For decades, clusters have helped gain insights into the economic geography of a nation. India has an opportunity to identify ways of bringing uniformity in the presence of clusters across the length and breadth of the nation. The Competitiveness roadmap shows that a substantial number of Indian districts are yet to build strong clusters, whereas, a few districts harbour a large number of strong clusters. The document also notes that districts with higher average wages see a greater share of their payroll being derived from strong clusters. Furthermore, Indian districts with higher average wages are associated with high-skills intensity. Indian traded clusters are characterised by a  higher wage level, higher capital and skill intensity, as compared to the rest of the economy. It is then of immense significance to direct efforts in the direction of building strong clusters. To be able to do so, it is important to first identify the pattern of the existing clusters and assess opportunities for building new ones. The cluster identification methodology brought forth by the Cluster Mapping Project, an initiative of the Institute for Strategy and Competitiveness at the Harvard Business School, is a commendable effort in this direction. The project provides a cluster mapping database of industry clusters and regional business environments in the United States.

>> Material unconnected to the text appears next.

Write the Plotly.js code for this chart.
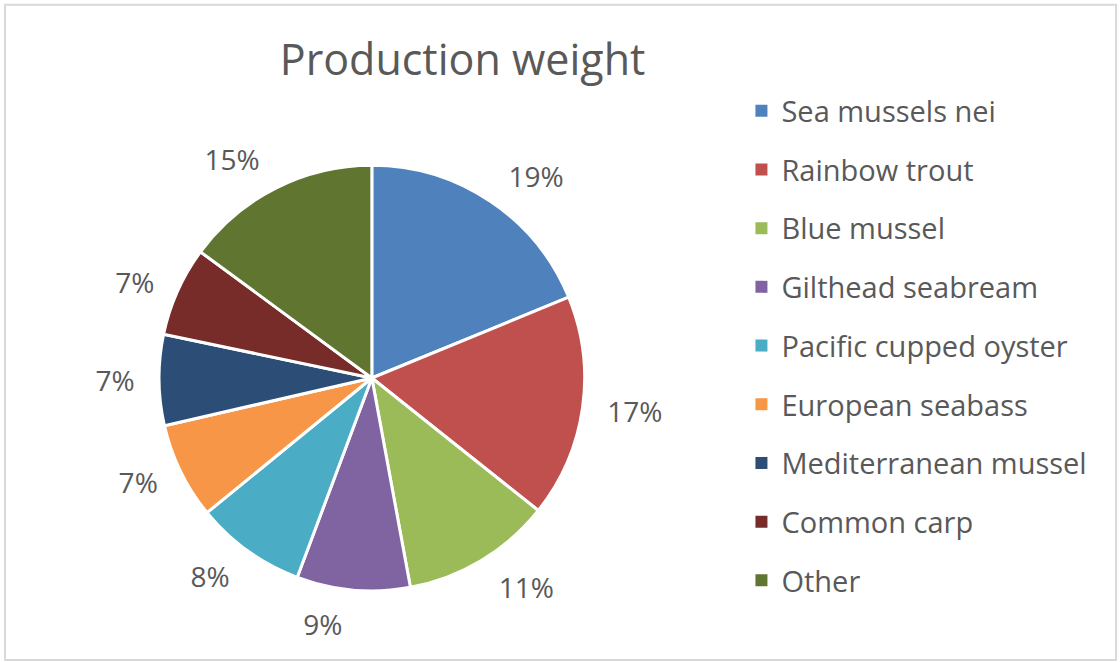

India must focus on building a repository of knowledge on location-specific strengths that can then be leveraged to formulate actionable policies for different locations.  This would go a long way in developing a growth agenda for specific locations, sectors, and clusters. Regional economies serve as the building blocks of a country. Activating each block by building on the strengths of different locations is equivalent to powering every engine available. Enhancing the presence of clusters and strengthening the existing ones will catapult the Indian economy closer to its ambitions.